Detailbeschrijving en vraagstelling
Eérst wordt de kracht F1 uitgeoefend op de buitenste groene objecten O1 en O2 gedurende 16 cm in horizontale richting zoals aangegeven. Dan worden de buitenste veren V1 en V2 direct verwijderd. Meteen daarna wordt F2 uitgeoefend in de binnenste as-cirkel op O3 en O4 gedurende een afstand van 2 cm parallel aan de omtrek van de binnenste as met een straal R2 van 1cm tegen de draairichting op dat moment, waarna deze veren V3 en V4 ook direct worden verwijderd. Het doel is om de beweging die is ingezet door F1 te vertragen of te stoppen.

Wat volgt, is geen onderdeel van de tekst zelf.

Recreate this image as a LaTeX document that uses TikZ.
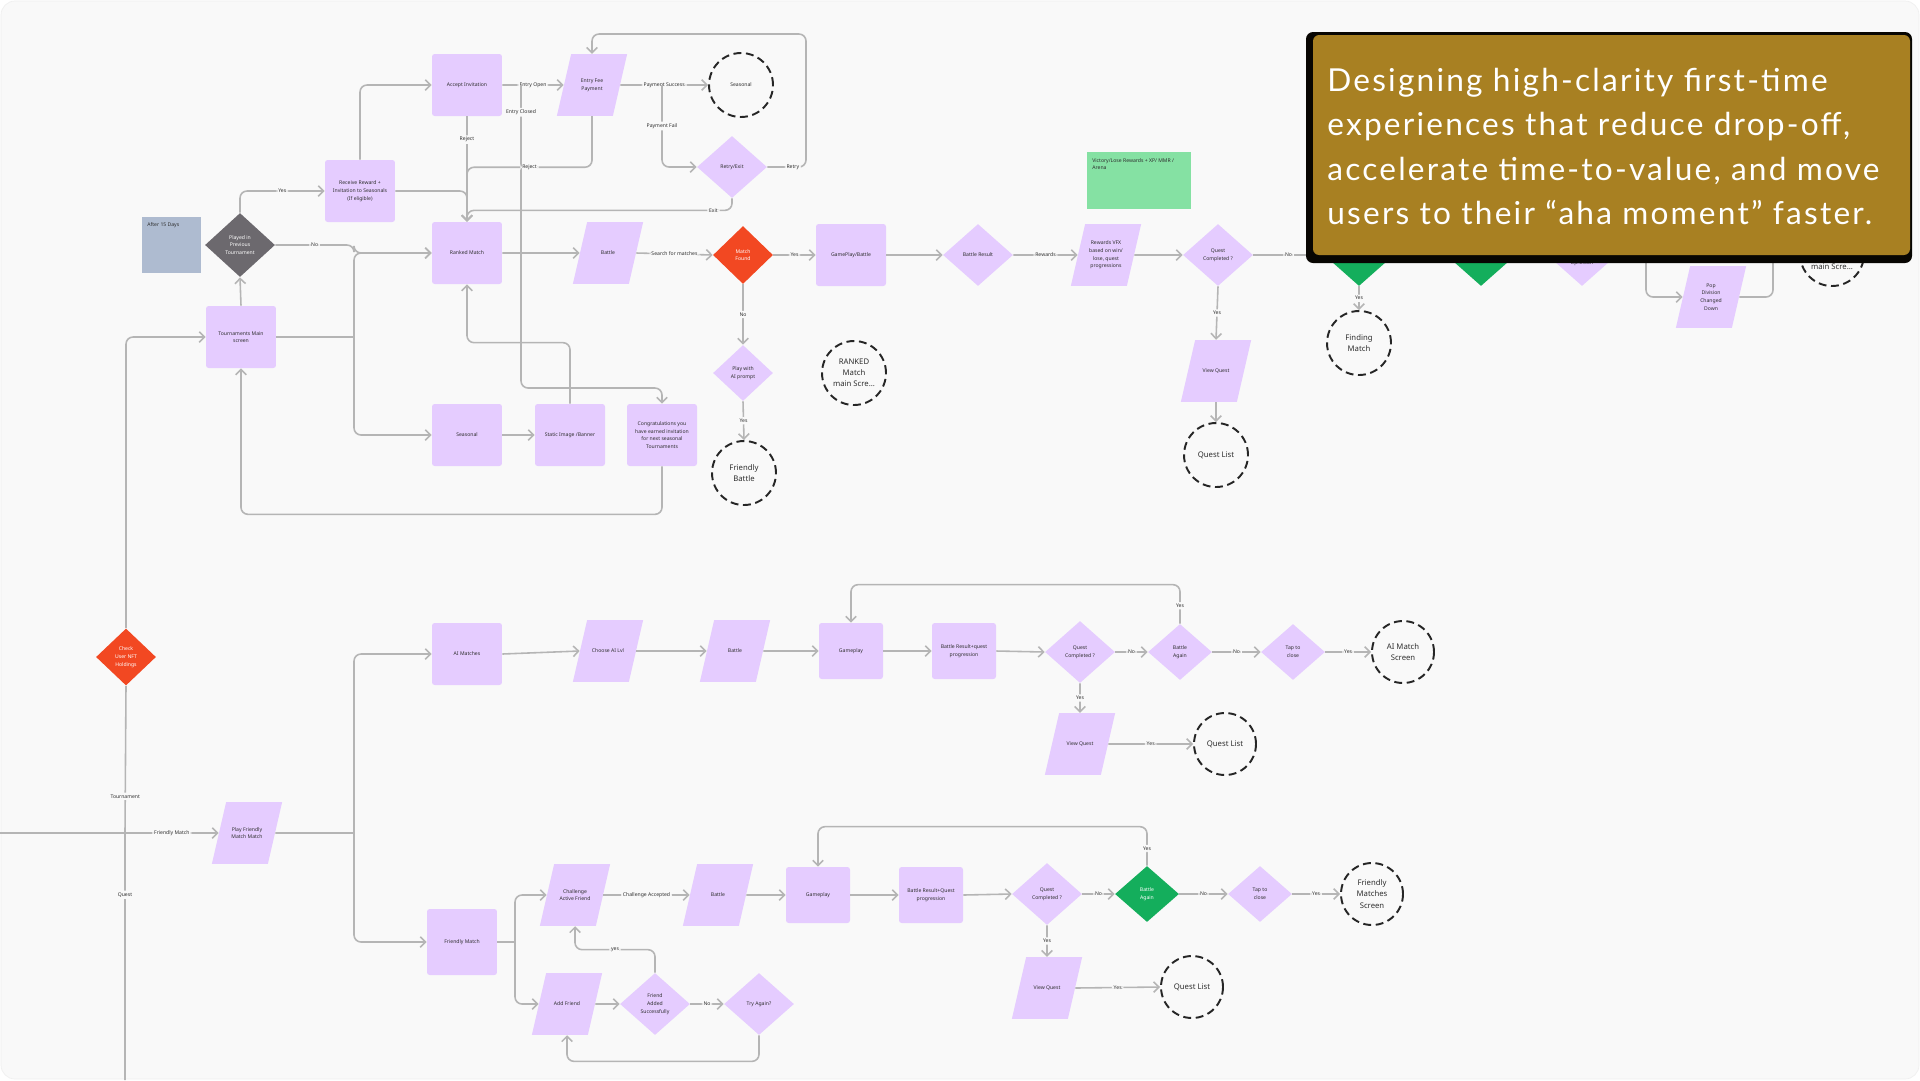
\documentclass[tikz,border=0pt]{standalone}
\usepackage{fontspec}
\setmainfont{Noto Sans}
\newfontfamily\pitchfont[LetterSpace=7]{Lato}
\usepackage{xcolor}
\usepackage{tikz}
\usetikzlibrary{arrows.meta, positioning, shapes.geometric, calc}
\definecolor{canvasgrey}{HTML}{F9F9F9}
\definecolor{flowlav}{HTML}{E5CCFF}
\definecolor{flowink}{HTML}{2E2E2E}
\definecolor{connline}{HTML}{B5B5B5}
\definecolor{alertred}{HTML}{F24822}
\definecolor{okgreen}{HTML}{14AE5C}
\definecolor{slatenote}{HTML}{AEBBD0}
\definecolor{mintnote}{HTML}{85E1A3}
\definecolor{darkchoice}{HTML}{6C696E}
\definecolor{ochre}{HTML}{A88022}
\newcommand{\flowsmall}{\fontsize{2.9pt}{4.4pt}\selectfont}
\newcommand{\flowlarge}{\fontsize{4.4pt}{6.4pt}\selectfont}
% fixed body so every parallelogram gets the same slant
\newcommand{\slantbody}[1]{\parbox[c][1.2cm][c]{0.8cm}{\centering #1}}

\begin{document}
\begin{tikzpicture}[x=0.02cm, y=-0.02cm, >={Straight Barb[length=3pt,width=6pt]},
    screen/.style={rectangle, fill=flowlav, rounded corners=1.5pt, minimum width=1.4cm, minimum height=1.24cm, inner sep=1pt, align=center, font=\flowsmall, text=flowink},
    screensm/.style={screen, minimum width=1.28cm, minimum height=1.12cm},
    slanted/.style={trapezium, trapezium left angle=77, trapezium right angle=103, fill=flowlav, inner sep=0.5pt, font=\flowsmall, text=flowink},
    choice/.style={diamond, fill=flowlav, minimum width=1.4cm, minimum height=1.24cm, inner sep=0pt, align=center, font=\flowsmall, text=flowink},
    choicesm/.style={choice, minimum width=1.28cm, minimum height=1.12cm},
    terminal/.style={circle, draw=black!85, line width=1.1pt, dash pattern=on 4.5pt off 2.6pt, minimum size=1.28cm, inner sep=0pt, align=center, font=\flowlarge, text=flowink},
    conn/.style={draw=connline, line width=0.9pt, rounded corners=4pt},
    arrowline/.style={conn, ->},
    lbl/.style={fill=canvasgrey, inner sep=1pt, font=\flowsmall, text=flowink}]

    % canvas
    \useasboundingbox (0,0) rectangle (1920,1080);
    \fill[white] (0,0) rectangle (1920,1080);
    \filldraw[fill=canvasgrey, draw=black!6, rounded corners=8pt] (1,1) rectangle (1919,1079);

    % Sticky notes
    \node[fill=slatenote, minimum width=1.18cm, minimum height=1.12cm] (note15) at (171.5,245) {};
    \node[anchor=north west, font=\flowsmall, text=flowink, inner sep=0pt] (note15txt) at (147,222) {After 15 Days};
    \node[fill=mintnote, minimum width=2.08cm, minimum height=1.14cm] (notemint) at (1139,180.5) {};
    \node[anchor=north west, font=\flowsmall, text=flowink, inner sep=0pt, align=left] (notemintxt) at (1092,158) {Victory/Lose Rewards + XP/ MMR /\\Arena};

    % Tournament entry
    \node[choice, fill=alertred, text=white, minimum width=1.2cm, minimum height=1.14cm] (chk) at (126,657) {Check\\User NFT\\Holdings};
    \node[screen] (tmain) at (241,337) {Tournaments Main\\screen};
    \node[choice, fill=darkchoice, text=white, minimum height=1.28cm] (played) at (240,245) {Played in\\Previous\\Tournament};
    \node[screen] (rr) at (360,191) {Receive Reward +\\Invitation to Seasonals\\(If eligible)};
    \node[screen] (acc) at (467,85) {Accept Invitation};
    \node[slanted] (efp) at (592,85) {\slantbody{Entry Fee\\Payment}};
    \node[terminal, font=\flowsmall] (seas) at (741,85) {Seasonal};
    \node[choice] (retry) at (732,167) {Retry/Exit};

    % Ranked match row
    \node[screen] (ranked) at (467,253) {Ranked Match};
    \node[slanted] (battle1) at (608,253) {\slantbody{Battle}};
    \node[choice, fill=alertred, text=white, minimum width=1.2cm, minimum height=1.16cm] (mf) at (743,255) {Match\\Found};
    \node[screen] (gpb) at (851,255) {GamePlay/Battle};
    \node[choice] (br) at (978,255) {Battle Result};
    \node[slanted] (rvfx) at (1106,255) {\slantbody{Rewards VFX\\based on win/\\lose, quest\\progressions}};
    \node[choice] (qc1) at (1218,255) {Quest\\Completed ?};
    \node[slanted] (vq1) at (1216,371) {\slantbody{View Quest}};
    \node[terminal] (ql1) at (1216,455) {Quest List};
    \node[choice, fill=okgreen] (g1) at (1359,255) {};
    \node[terminal] (fm) at (1359,343) {Finding\\Match};
    \node[choice, fill=okgreen] (g2) at (1481,255) {};
    \node[choice] (ud) at (1582,255) {};
    \node[font=\flowsmall, text=flowink, inner sep=0pt] (udtxt) at (1582,263) {Up/Down};
    \node[slanted] (pdc) at (1711,297) {\slantbody{Pop\\Division\\Changed\\Down}};
    \node[terminal] (msc) at (1832,254) {};
    \node[font=\flowlarge, text=flowink, inner sep=0pt] (msctxt) at (1832,267) {main Scre...};
    \node[choice, minimum width=1.2cm, minimum height=1.12cm] (aip) at (743,373) {Play with\\AI prompt};
    \node[terminal] (fb) at (744,473) {Friendly\\Battle};
    \node[terminal] (rmm) at (854,373) {RANKED\\Match\\main Scre...};

    % Seasonal row
    \node[screen] (sbox) at (467,435) {Seasonal};
    \node[screen] (sib) at (570,435) {Static Image /Banner};
    \node[screen] (congr) at (662,435) {Congratulations you\\have earned invitation\\for next seasonal\\Tournaments};

    % Friendly / AI entry
    \node[slanted] (pfm) at (247,833) {\slantbody{Play Friendly\\Match Match}};

    % AI matches row
    \node[screen] (ai) at (467,654) {AI Matches};
    \node[slanted] (choose) at (608,651) {\slantbody{Choose AI Lvl}};
    \node[slanted] (battle2) at (735,651) {\slantbody{Battle}};
    \node[screensm] (gp2) at (851,651) {Gameplay};
    \node[screensm] (brq2) at (964,651) {Battle Result+quest\\progression};
    \node[choice] (qc2) at (1080,652) {Quest\\Completed ?};
    \node[choicesm] (ba2) at (1180,652) {Battle\\Again};
    \node[choicesm] (tc2) at (1293,652) {Tap to\\close};
    \node[terminal, minimum size=1.24cm] (ams) at (1403,652) {AI Match\\Screen};
    \node[slanted] (vq2) at (1080,744) {\slantbody{View Quest}};
    \node[terminal, minimum size=1.24cm] (ql2) at (1225,744) {Quest List};

    % Friendly match rows
    \node[screen, minimum height=1.32cm] (fmatch) at (462,942) {Friendly Match};
    \node[slanted] (caf) at (575,895) {\slantbody{Challenge\\Active Friend}};
    \node[slanted] (battle3) at (718,895) {\slantbody{Battle}};
    \node[screensm] (gp3) at (818,895) {Gameplay};
    \node[screensm] (brq3) at (931,895) {Battle Result+Quest\\progression};
    \node[choice] (qc3) at (1047,894) {Quest\\Completed ?};
    \node[choicesm, fill=okgreen, text=white] (ba3) at (1147,894) {Battle\\Again};
    \node[choicesm] (tc3) at (1260,894) {Tap to\\close};
    \node[terminal, minimum size=1.24cm] (fms) at (1372,894) {Friendly\\Matches\\Screen};
    \node[slanted] (vq3) at (1047,988) {\slantbody{View Quest}};
    \node[terminal, minimum size=1.24cm] (ql3) at (1192,987) {Quest List};
    \node[slanted] (addf) at (567,1004) {\slantbody{Add Friend}};
    \node[choice] (fas) at (655,1004) {Friend\\Added\\Successfully};
    \node[choice] (ta) at (759,1004) {Try Again?};

    % Spine on the left
    \coordinate (spinejn) at (125,833);
    \coordinate (leftin) at (0,833);
    \coordinate (spinebot) at (125,1080);
    \draw[arrowline] (chk.north) |- (tmain.west);
    \draw[conn] (chk.south) -- node[lbl, pos=0.75]{Tournament} (spinejn) -- node[lbl, pos=0.25]{Quest} (spinebot);
    \draw[conn] (leftin) -- (spinejn);
    \draw[arrowline] (spinejn) -- node[lbl]{Friendly Match} (pfm.west);

    % Tournament branch
    \coordinate (hubA) at (354,337);
    \draw[arrowline] (tmain.north) -- (played.south);
    \draw[arrowline] (played.north) |- node[lbl, pos=0.75]{Yes} (rr.west);
    \draw[arrowline] (played.east) -- node[lbl]{No} (played.east -| hubA) |- (ranked.west);
    \draw[conn] (tmain.east) -- (hubA);
    \draw[arrowline] (hubA) |- (ranked.west);
    \draw[arrowline] (hubA) |- (sbox.west);
    \draw[arrowline] (rr.north) |- (acc.west);
    \draw[arrowline] (rr.east) -| (ranked.north);
    \draw[arrowline] (acc.south) -- node[lbl, pos=0.22]{Reject} (ranked.north);
    \draw[arrowline] (acc.east) -- node[lbl]{Entry Open} (efp.west);
    \coordinate (closedjn) at (521,85);
    \draw[arrowline] (closedjn) -- node[lbl, pos=0.09]{Entry Closed} ++(0,303) -| (congr.north);
    \draw[arrowline] (efp.east) -- node[lbl]{Payment Success} (seas.west);
    \coordinate (failjn) at (662,85);
    \draw[arrowline] (failjn) |- node[lbl, pos=0.25]{Payment Fail} (retry.west);
    \coordinate (retrytop) at (806,34);
    \draw[arrowline] (retry.east) -| node[lbl, pos=0.33]{Retry} (retrytop) -| (efp.north);
    \draw[arrowline] (retry.south) -- ++(0,12) -| node[lbl, pos=0.035]{Exit} (ranked.north);
    \draw[arrowline] (efp.south) -- ++(0,51) -| node[lbl, pos=0.25]{Reject} (ranked.north);

    % Ranked row connectors
    \draw[arrowline] (ranked.east) -- (battle1.west);
    \draw[arrowline] (battle1.east) -- node[lbl]{Search for matches} (mf.west);
    \draw[arrowline] (mf.east) -- node[lbl]{Yes} (gpb.west);
    \draw[arrowline] (mf.south) -- node[lbl]{No} (aip.north);
    \draw[arrowline] (aip.south) -- node[lbl]{Yes} (fb.north);
    \draw[arrowline] (gpb.east) -- (br.west);
    \draw[arrowline] (br.east) -- node[lbl]{Rewards} (rvfx.west);
    \draw[arrowline] (rvfx.east) -- (qc1.west);
    \draw[arrowline] (qc1.south) -- node[lbl]{Yes} (vq1.north);
    \draw[arrowline] (vq1.south) -- (ql1.north);
    \draw[arrowline] (qc1.east) -- node[lbl]{No} (g1.west);
    \draw[arrowline] (g1.south) -- node[lbl]{Yes} (fm.north);
    \coordinate (pdin) at (1646,250);
    \coordinate (pdout) at (1773,250);
    \draw[arrowline] (pdin) |- (pdc.west);
    \draw[conn] (pdc.east) -| (pdout);

    % Seasonal row connectors
    \draw[arrowline] (sbox.east) -- (sib.west);
    \draw[arrowline] (sib.north) -- ++(0,-61) -| (ranked.south);
    \draw[arrowline] (congr.south) -- ++(0,48) -| (tmain.south);

    % AI matches connectors
    \coordinate (hubB) at (354,833);
    \draw[conn] (pfm.east) -- (hubB);
    \draw[arrowline] (hubB) |- (ai.west);
    \draw[arrowline] (hubB) |- (fmatch.west);
    \draw[arrowline] (ai.east) -- (choose.west);
    \draw[arrowline] (choose.east) -- (battle2.west);
    \draw[arrowline] (battle2.east) -- (gp2.west);
    \draw[arrowline] (gp2.east) -- (brq2.west);
    \draw[arrowline] (brq2.east) -- (qc2.west);
    \draw[arrowline] (qc2.east) -- node[lbl]{No} (ba2.west);
    \draw[arrowline] (ba2.east) -- node[lbl]{No} (tc2.west);
    \draw[arrowline] (tc2.east) -- node[lbl]{Yes} (ams.west);
    \draw[arrowline] (qc2.south) -- node[lbl]{Yes} (vq2.north);
    \draw[arrowline] (vq2.east) -- node[lbl]{Yes} (ql2.west);
    \draw[arrowline] (ba2.north) -- node[lbl, pos=0.46]{Yes} ++(0,-39) -| (gp2.north);

    % Friendly match connectors
    \coordinate (hubC) at (515,942);
    \draw[conn] (fmatch.east) -- (hubC);
    \draw[arrowline] (hubC) |- (caf.west);
    \draw[arrowline] (hubC) |- (addf.west);
    \draw[arrowline] (caf.east) -- node[lbl]{Challenge Accepted} (battle3.west);
    \draw[arrowline] (battle3.east) -- (gp3.west);
    \draw[arrowline] (gp3.east) -- (brq3.west);
    \draw[arrowline] (brq3.east) -- (qc3.west);
    \draw[arrowline] (qc3.east) -- node[lbl]{No} (ba3.west);
    \draw[arrowline] (ba3.east) -- node[lbl]{No} (tc3.west);
    \draw[arrowline] (tc3.east) -- node[lbl]{Yes} (fms.west);
    \draw[arrowline] (qc3.south) -- node[lbl]{Yes} (vq3.north);
    \draw[arrowline] (vq3.east) -- node[lbl]{Yes} (ql3.west);
    \draw[arrowline] (ba3.north) -- node[lbl, pos=0.44]{Yes} ++(0,-39) -| (gp3.north);
    \draw[arrowline] (addf.east) -- (fas.west);
    \draw[arrowline] (fas.east) -- node[lbl]{No} (ta.west);
    \draw[arrowline] (ta.south) -- ++(0,26) -| (addf.south);
    \draw[arrowline] (fas.north) -- ++(0,-23) -| node[lbl, pos=0.25]{yes} (caf.south);

    % Caption card
    \fill[black!95!ochre, rounded corners=4pt] (1306,32) rectangle (1912,263);
    \fill[ochre, rounded corners=3.5pt] (1313,35) rectangle (1910,255);
    \node[anchor=base west, inner sep=0pt, font=\pitchfont\fontsize{18pt}{25pt}\selectfont, text=white] (pitch1) at (1327,91) {Designing high-clarity first-time};
    \node[anchor=base west, inner sep=0pt, font=\pitchfont\fontsize{18pt}{25pt}\selectfont, text=white] (pitch2) at (1327,135.6) {experiences that reduce drop-off,};
    \node[anchor=base west, inner sep=0pt, font=\pitchfont\fontsize{18pt}{25pt}\selectfont, text=white] (pitch3) at (1327,180.2) {accelerate time-to-value, and move};
    \node[anchor=base west, inner sep=0pt, font=\pitchfont\fontsize{18pt}{25pt}\selectfont, text=white] (pitch4) at (1327,224.8) {users to their “aha moment” faster.};
\end{tikzpicture}
\end{document}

In plaats van veren kan de kracht ook op een andere manier worden uitgeoefend, het gaat hierbij om het principe dat een kracht in tegengestelde richting van de beweging wordt uitgeoefend en hiermee wordt vertraagd. Wrijvingsverliezen mogen worden geëlimineerd. Alle vragen hebben betrekking op de buitenste objecten O1 en O2 (groene kleur).
1.) Rekening houdend met de massatraagheid en netto kracht in de draairichting met de klok mee, wat wordt de snelheid in m/s van de buitenste groene objecten O meteen na de 16 cm horizontale uitwerking van F1? Hoe is dit te berekenen? De groene objecten O mogen als puntmassa worden beschouwd.
a. en wat is de rotatiesnelheid in rotaties per minuut of Hz?
2.) Wat is de snelheid en het koppel in de richting met de klok mee dat overblijft na uitvoering van F2 over 2 cm tegen O3 en O4 tegen de draairichting op de kleine as?
3.) In dezelfde situatie, als we de mogelijkheid hebben om F2 zelf te kunnen bepalen, bij welke F2 op de middenas op O3 en O4 over 2 cm tegen de draairichting, zal het object aan het einde van deze 2 cm tot stilstand komen?